[START OF Exercise input]

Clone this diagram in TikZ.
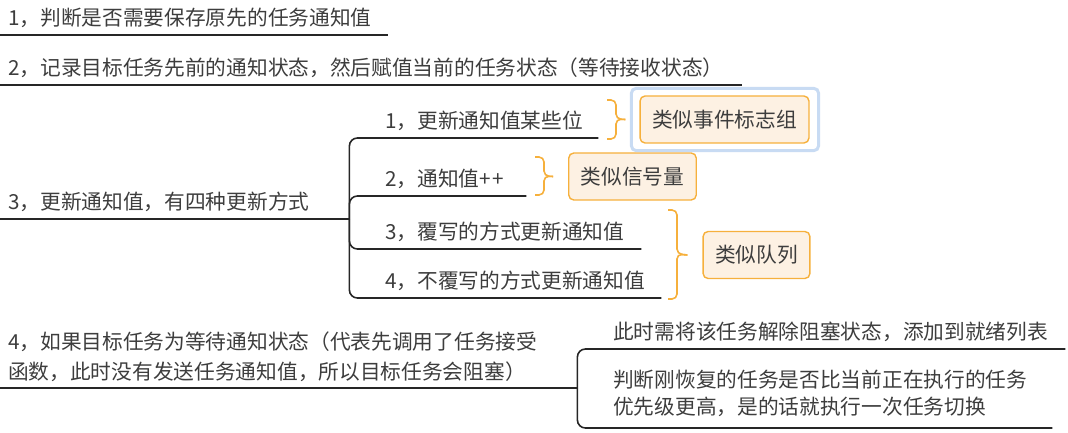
\documentclass[tikz,border=0pt]{standalone}
\usepackage{fontspec}
\setmainfont{Noto Sans CJK SC}
\definecolor{txt}{HTML}{3D3D3D}
\definecolor{ink}{HTML}{262626}
\definecolor{ora}{HTML}{F6B03C}
\definecolor{orafill}{HTML}{FDF1E3}
\definecolor{selblue}{HTML}{C8DBF3}

\begin{document}
\begin{tikzpicture}[x=1pt,y=-1pt,
		line/.style={draw=ink,line width=1.6pt},
		topic/.style={anchor=south west,inner xsep=8pt,inner ysep=4pt,align=left,text=txt,font=\fontsize{20.7}{30}\selectfont},
		one/.style={text height=15pt,text depth=5pt},
		idea/.style={draw=ora,fill=orafill,line width=1.4pt,rounded corners=5pt,inner xsep=12pt,minimum height=47pt,text=txt,font=\fontsize{20.7}{30}\selectfont},
		brace/.style={draw=ora,line width=1.6pt,rounded corners=5pt},
		sel/.style={draw=selblue,line width=3pt,rounded corners=5pt}]
		  \useasboundingbox (0,0) rectangle (1068,433);
		  \node[topic,one,text width=372pt] (t1) at (0,35) {1，判断是否需要保存原先的任务通知值};
		  \node[topic,one,text width=726pt] (t2) at (0,85) {2，记录目标任务先前的通知状态，然后赋值当前的任务状态（等待接收状态）};
		  \node[topic,one,text width=333pt] (t3) at (0,219) {3，更新通知值，有四种更新方式};
		  \node[topic,one,text width=205pt] (s1) at (377,138) {1，更新通知值某些位};
		  \node[topic,one,text width=133pt] (s2) at (377,196) {2，通知值+\kern2pt+};
		  \node[topic,one,text width=248pt] (s3) at (377,249) {3，覆写的方式更新通知值};
		  \node[topic,one,text width=268pt] (s4) at (377,298) {4，不覆写的方式更新通知值};
		  \node[topic,inner ysep=6pt,text width=561pt] (t4) at (0,388) {4，如果目标任务为等待通知状态（代表先调用了任务接受\\函数，此时没有发送任务通知值，所以目标任务会阻塞）};
		  \node[topic,one,text width=444pt] (r1) at (605,349) {此时需将该任务解除阻塞状态，添加到就绪列表};
		  \node[topic,inner ysep=11pt,text width=431pt,font=\fontsize{20.7}{27}\selectfont] (r2) at (605,428) {判断刚恢复的任务是否比当前正在执行的任务\\优先级更高，是的话就执行一次任务切换};
		  \node[idea] (b1) at (724.5,119.5) {类似事件标志组};
		  \node[idea] (b2) at (632.5,176.5) {类似信号量};
		  \node[idea] (b3) at (756.5,255) {类似队列};
		  \draw[sel] ([shift={(-8,-7)}]b1.north west) rectangle ([shift={(9,7)}]b1.south east);
		  \draw[line] (t1.south west) -- (t1.south east);
		  \draw[line] (t2.south west) -- (t2.south east);
		  \draw[line] (t3.south west) -- (t3.south east);
		  \draw[line] (t4.south west) -- (t4.south east);
		  \foreach \s in {s1,s2,s3,s4}
		    \draw[line,rounded corners=8pt] (t3.south east) |- (\s.south west) -- (\s.south east);
		  \foreach \s in {r1,r2}
		    \draw[line,rounded corners=8pt] (t4.south east) |- (\s.south west) -- (\s.south east);
		  \draw[brace] (607,100) -- (616,100) -- (616,119) -- ([xshift=-14pt]b1.west);
		  \draw[brace] (607,139) -- (616,139) -- (616,119) -- ([xshift=-14pt]b1.west);
		  \draw[brace] (535,157) -- (544,157) -- (544,176) -- ([xshift=-15pt]b2.west);
		  \draw[brace] (535,195) -- (544,195) -- (544,176) -- ([xshift=-15pt]b2.west);
		  \draw[brace] (668,210) -- (677,210) -- (677,254) -- ([xshift=-15pt]b3.west);
		  \draw[brace] (668,299) -- (677,299) -- (677,254) -- ([xshift=-15pt]b3.west);
		\end{tikzpicture}
\end{document}
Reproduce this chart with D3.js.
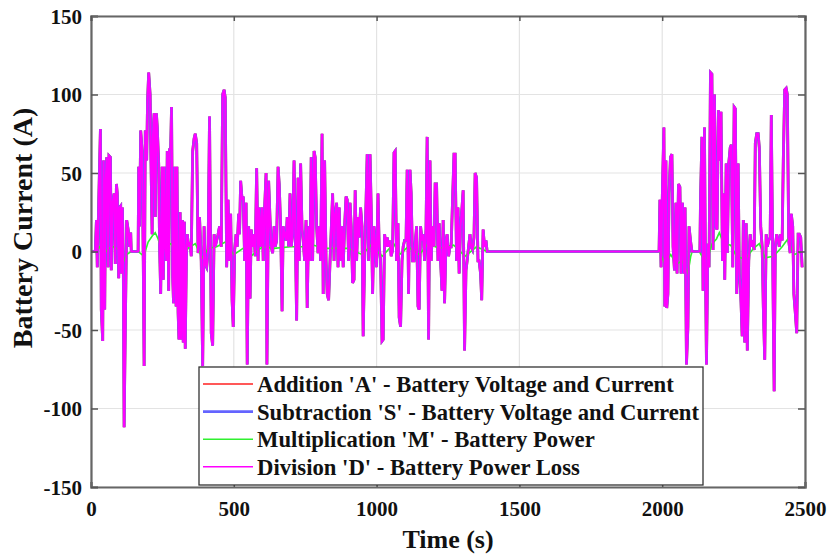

[END OF Exercise input]

Without the pictures, print the records in full, exactly as they appear.

Clone this diagram in TikZ.
\documentclass[tikz,border=0pt]{standalone}
\usepackage{fontspec}
\setmainfont{Noto Sans CJK SC}
\definecolor{txt}{HTML}{3D3D3D}
\definecolor{ink}{HTML}{262626}
\definecolor{ora}{HTML}{F6B03C}
\definecolor{orafill}{HTML}{FDF1E3}
\definecolor{selblue}{HTML}{C8DBF3}

\begin{document}
\begin{tikzpicture}[x=1pt,y=-1pt,
		line/.style={draw=ink,line width=1.6pt},
		topic/.style={anchor=south west,inner xsep=8pt,inner ysep=4pt,align=left,text=txt,font=\fontsize{20.7}{30}\selectfont},
		one/.style={text height=15pt,text depth=5pt},
		idea/.style={draw=ora,fill=orafill,line width=1.4pt,rounded corners=5pt,inner xsep=12pt,minimum height=47pt,text=txt,font=\fontsize{20.7}{30}\selectfont},
		brace/.style={draw=ora,line width=1.6pt,rounded corners=5pt},
		sel/.style={draw=selblue,line width=3pt,rounded corners=5pt}]
		  \useasboundingbox (0,0) rectangle (1068,433);
		  \node[topic,one,text width=372pt] (t1) at (0,35) {1，判断是否需要保存原先的任务通知值};
		  \node[topic,one,text width=726pt] (t2) at (0,85) {2，记录目标任务先前的通知状态，然后赋值当前的任务状态（等待接收状态）};
		  \node[topic,one,text width=333pt] (t3) at (0,219) {3，更新通知值，有四种更新方式};
		  \node[topic,one,text width=205pt] (s1) at (377,138) {1，更新通知值某些位};
		  \node[topic,one,text width=133pt] (s2) at (377,196) {2，通知值+\kern2pt+};
		  \node[topic,one,text width=248pt] (s3) at (377,249) {3，覆写的方式更新通知值};
		  \node[topic,one,text width=268pt] (s4) at (377,298) {4，不覆写的方式更新通知值};
		  \node[topic,inner ysep=6pt,text width=561pt] (t4) at (0,388) {4，如果目标任务为等待通知状态（代表先调用了任务接受\\函数，此时没有发送任务通知值，所以目标任务会阻塞）};
		  \node[topic,one,text width=444pt] (r1) at (605,349) {此时需将该任务解除阻塞状态，添加到就绪列表};
		  \node[topic,inner ysep=11pt,text width=431pt,font=\fontsize{20.7}{27}\selectfont] (r2) at (605,428) {判断刚恢复的任务是否比当前正在执行的任务\\优先级更高，是的话就执行一次任务切换};
		  \node[idea] (b1) at (724.5,119.5) {类似事件标志组};
		  \node[idea] (b2) at (632.5,176.5) {类似信号量};
		  \node[idea] (b3) at (756.5,255) {类似队列};
		  \draw[sel] ([shift={(-8,-7)}]b1.north west) rectangle ([shift={(9,7)}]b1.south east);
		  \draw[line] (t1.south west) -- (t1.south east);
		  \draw[line] (t2.south west) -- (t2.south east);
		  \draw[line] (t3.south west) -- (t3.south east);
		  \draw[line] (t4.south west) -- (t4.south east);
		  \foreach \s in {s1,s2,s3,s4}
		    \draw[line,rounded corners=8pt] (t3.south east) |- (\s.south west) -- (\s.south east);
		  \foreach \s in {r1,r2}
		    \draw[line,rounded corners=8pt] (t4.south east) |- (\s.south west) -- (\s.south east);
		  \draw[brace] (607,100) -- (616,100) -- (616,119) -- ([xshift=-14pt]b1.west);
		  \draw[brace] (607,139) -- (616,139) -- (616,119) -- ([xshift=-14pt]b1.west);
		  \draw[brace] (535,157) -- (544,157) -- (544,176) -- ([xshift=-15pt]b2.west);
		  \draw[brace] (535,195) -- (544,195) -- (544,176) -- ([xshift=-15pt]b2.west);
		  \draw[brace] (668,210) -- (677,210) -- (677,254) -- ([xshift=-15pt]b3.west);
		  \draw[brace] (668,299) -- (677,299) -- (677,254) -- ([xshift=-15pt]b3.west);
		\end{tikzpicture}
\end{document}
Reproduce this chart with D3.js.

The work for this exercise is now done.